18. Here, it is a case of fraud, and the person had taken advantage of his own fraud. When these facts are brought to the notice of the court, can such a person be allowed to remain in possession with immunity and take advantage of his won fraud? If the court refuses to act on that grievance, it only means, that it abdicates its duty, and it also perpetuates the fraud and injustice.
19. I direct the respondent/plaintiff in O.S.No. 5345 of 1997, on the file of the VII Assistant City Civil Court, Madras, to hand over the possession of the building i. e., the first floor of the premises at No. 114, Amman Koil Street, Wall Tax Road, Madras-79, forthwith. The same is to be reported on 19.11.1997. If he fails to surrender possession, as directed, further direction will follow, when the case is posted on 19.11.1997.

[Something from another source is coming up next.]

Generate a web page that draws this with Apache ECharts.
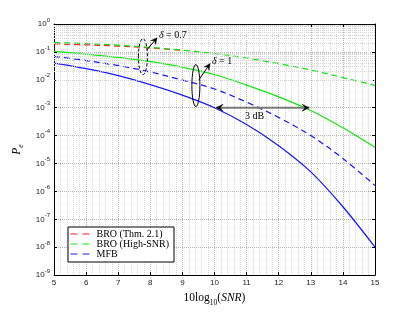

20. On the basis of the deciion reported in S.P. Chengalvaraya Naidu v. Jagannath , the respondent has no right to approach the court, and therefore, the suit filed by him is also directed to be struck off from file. The respondent is also bound to pay the cost of the petitioner so far incurred by her, and is also bound to pay the exemplary costs, which I quantify at Rs. 5,000.
21. For reporting compliance of the above direction, post the matter on 19.11.1997.